Because beta is an estimate, not a fixed property like the number of shares outstanding. Data vendors can use different benchmarks, time horizons, and return frequencies, which produces different betas for the same security. When calculating a portfolio beta, consistency matters more than chasing the 'best' single beta number.

Does cash lower portfolio beta?

Yes. Cash has an effective beta of zero relative to an equity benchmark, so keeping part of the portfolio uninvested lowers total portfolio beta. That is why this calculator distinguishes between the beta of the whole portfolio and the normalized beta of the invested sleeve when weights sum to less than 100%.

Does diversification automatically lower portfolio beta?

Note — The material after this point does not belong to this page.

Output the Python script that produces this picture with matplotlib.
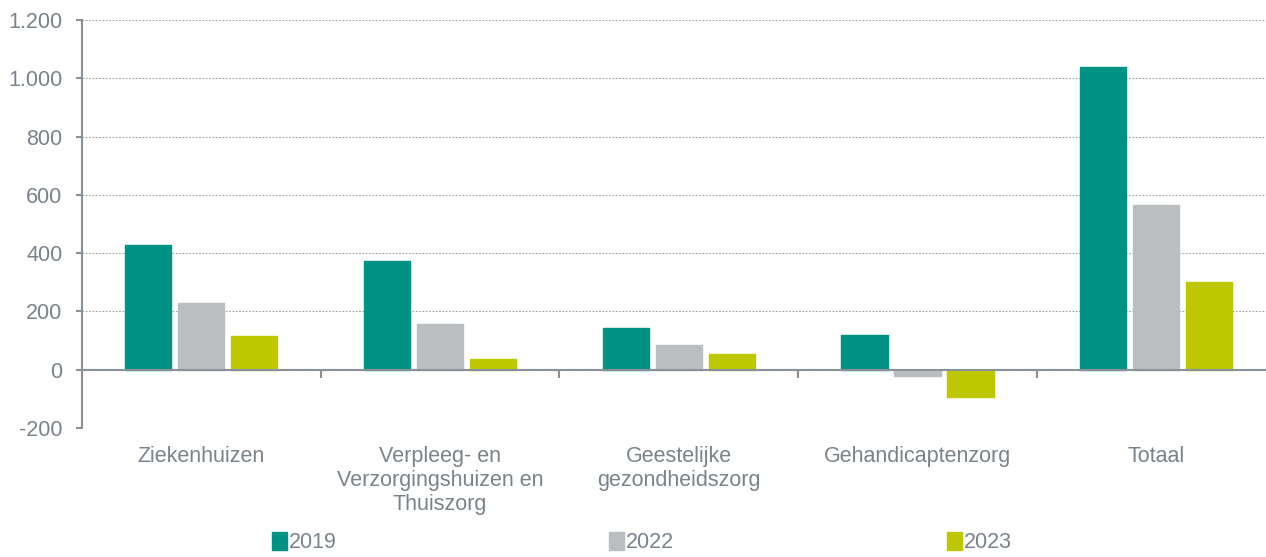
import numpy as np
import matplotlib
matplotlib.use("Agg")
import matplotlib.pyplot as plt
from matplotlib.patches import Patch

plt.rcParams['font.family'] = ['Liberation Sans', 'DejaVu Sans']

# categorieën en waarden per jaar
categories = ["Ziekenhuizen", "Verpleeg- en\nVerzorgingshuizen en\nThuiszorg",
              "Geestelijke\ngezondheidszorg", "Gehandicaptenzorg", "Totaal"]
years = ["2019", "2022", "2023"]
v2019 = [428, 374, 144, 120, 1039]
v2022 = [230, 158, 86, -20, 566]
v2023 = [117, 38, 55, -92, 302]
yticks = [-200, 0, 200, 400, 600, 800, 1000, 1200]
ytick_labels = ["-200", "0", "200", "400", "600", "800", "1.000", "1.200"]

colors = ["#009384", "#BBBEC1", "#BDC800"]
txt = "#7A838C"
axc = "#8A9299"
fs = 15.5

fig = plt.figure(figsize=(12.66, 5.57), dpi=100)
ax = fig.add_axes([0.0648, 0.2316, 0.9352, 0.7325])

x = np.arange(len(categories))
w = 0.193
step = 0.222
for i, vals in enumerate([v2019, v2022, v2023]):
    ax.bar(x + (i - 1) * step, vals, width=w, color=colors[i],
           edgecolor=colors[i], linewidth=1, joinstyle='round', zorder=3)

ax.set_xlim(-0.5, 4.46)
ax.set_ylim(-200, 1200)
ax.set_yticks(yticks)
ax.set_yticklabels(ytick_labels)
ax.yaxis.grid(True, linestyle=(0, (1.5, 1.5)), color="#A0A0A0", linewidth=0.8, zorder=0)
ax.set_axisbelow(True)

ax.axhline(0, color=axc, linewidth=1.5, zorder=4)
seps = x[:-1] + 0.5
ax.vlines(seps, -28, 0, color=axc, linewidth=1.5, zorder=4)

for s in ["top", "right", "bottom"]:
    ax.spines[s].set_visible(False)
ax.spines["left"].set_color(axc)
ax.spines["left"].set_linewidth(1.5)

ax.set_xticks(x)
ax.set_xticklabels(categories)
ax.tick_params(axis='x', length=0, pad=13, labelsize=fs, labelcolor=txt)
ax.tick_params(axis='y', length=4, width=1.5, color=axc, pad=10, labelsize=fs, labelcolor=txt)

handles = [Patch(facecolor=c, edgecolor=c) for c in colors]
fig.legend(handles, years, loc='lower center', bbox_to_anchor=(0.507, -0.028), ncol=3,
           frameon=False, fontsize=fs, labelcolor=txt, handlelength=0.7, handleheight=0.9,
           handletextpad=0.1, columnspacing=12.65)

fig.savefig("out.png", dpi=100)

Not always. Diversification can reduce idiosyncratic risk by spreading holdings across companies and sectors, but it does not guarantee a lower beta. A diversified basket of high-beta growth stocks can still have a portfolio beta well above 1.0. Diversification and beta answer related but different questions.

Can I use portfolio beta to predict returns?

Beta is sometimes used inside expected-return frameworks such as CAPM, but it does not guarantee future returns. A higher-beta portfolio may be positioned for higher expected return over long horizons, yet it also carries larger drawdown risk and may underperform for long stretches. Treat beta as a risk-sensitivity input, not as a return promise.

Does this work for bonds, options, private assets, or illiquid funds?

Only with caution. Public equities and broad ETFs are the cleanest use case because published betas are common and benchmark relationships are clearer. Bonds, options, private investments, and illiquid vehicles often need more specialized modeling. If the beta number is unstable or vendor-derived from sparse data, the weighted average can create a false sense of precision.